Eaglesvale Senior School is a Christian, co-educational independent, boarding and day school situated on an estate approximately  in Harare, Zimbabwe. It is 12 km south west of the Harare Central Business District. It shares the same estate with Eaglesvale Preparatory School which is the primary school.

There are over 500 pupils in the senior school. Students, alumni and staff of Eaglesvale call their school 'Vale'.

Eaglesvale Senior School and Preparatory School are members of the Association of Trust Schools (ATS) and the Headmasters are members of the Conference of Heads of Independent Schools in Zimbabwe (CHISZ). The schools participate in the festivals held by the National Institute of Allied Arts.

History

Eaglesvale’s first home was in Bulawayo where it opened as the Bulawayo Orphanage on 30 January 1911, an establishment of the Dutch Reformed Church by Reverends A.J. Botha and J.N. Geldenhuys. In 1914 the Dutch Reformed Church then moved the school (orphanage) to Daisyfield Farm in Somabhula near Gweru with the intention of establishing a farm to produce food for the orphans. The school was renamed Daisyfiled. In 1948, the Dutch Reformed Church as the responsible Authority moved the school to the present site. This was a farm  from Salisbury (now Harare). The school was built close to the railway line for easy transport. The school was renamed Bothashof School in honour of H Botha, son of Rev. A.J. Botha, also a Reverend of the Dutch Reformed Church. As the city expanded, most of the farm was sold giving in to industrial development in the early 1970s. In 1978 the school struggled to get students resulting in the Dutch Reformed Church, Central Africa, closing the school and selling the land to National Railways of Zimbabwe (then Rhodesia Railways).

In 1982, the school reopened with one black student and the rest white. Due to the new Zimbabwean Government’s policy of education for all, the school enrolment increased to 400 in the Junior School and eight hundred in the Senior School. The principal was Mr Stokes.

In 1985, Bothashof School was renamed Eaglesvale. In 1988, the school celebrated 40 years in Willowvale. J Bousfield joined the school in 1989 as the new headmaster.
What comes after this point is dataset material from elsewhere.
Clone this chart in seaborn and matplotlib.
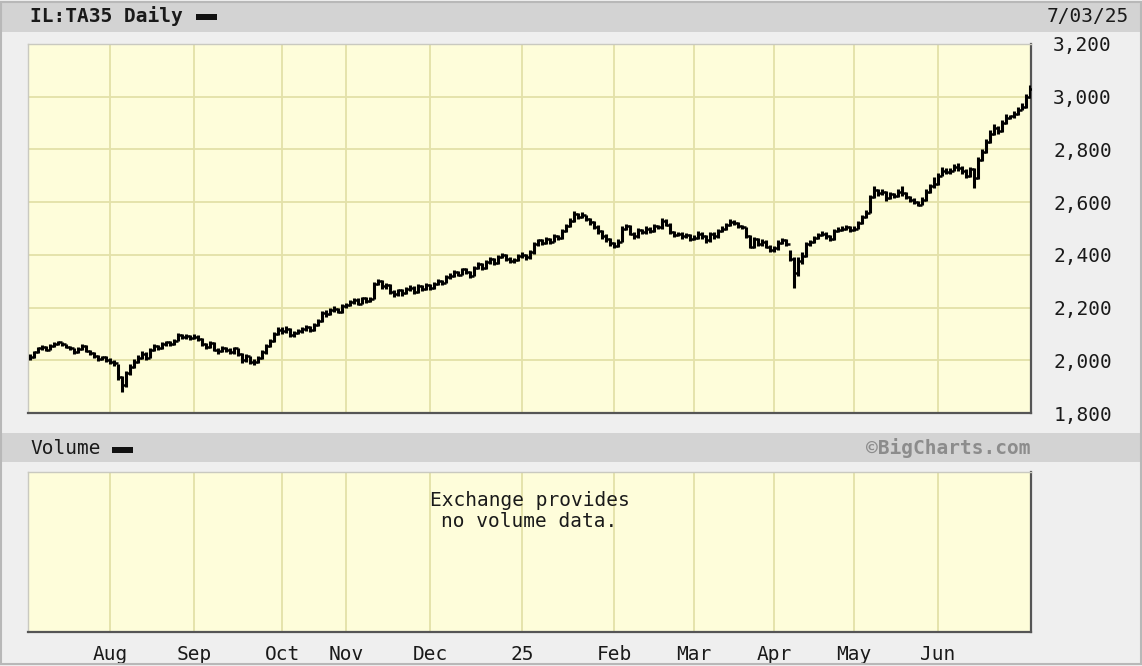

In 2002 Kenneth McKean took over as headmaster. Due to economic and other hardships, the school enrolment dropped to below 600. New subjects such as Design and Technology, Thinking Skills etc. were introduced to the curriculum and the enrolment stabilised. McKean left at the end of August 2008 and Mr Tirivavi took over as headmaster of the school.

On 11 June 2010, the Dutch Reformed Church, Central Africa, surrendered the Daisyfield Trust which inter alia had the responsibility of Eaglesvale School to the Reformed Church in Zimbabwe under the leadership of Rev Dr Chomutiri as moderator. The Daisyfield Trust was renamed the RCZ Daisyfield Trust. All legal formalities were completed. On 13 February 2014, the Dutch Reformed Church Central Africa represented by Rev G A Brytenbach publicly handed over Eaglesvale School to the Reformed Church in Zimbabwe represented by the Moderator Rev Dr Rangarirai Rutoro. The event was attended by Local Government minister Ignatius Chombo, Education minister Lazarus Dokora and Finance minister Patrick Chinamasa.

In 2015, Naison Tirivavi left the school with Mr. R. Ndawona, then deputy headmaster, assuming the role as acting headmaster of Eaglesvale Senior School. Mr. Dennis Anderson was appointed Headmaster of the Senior School from 1 May 2016.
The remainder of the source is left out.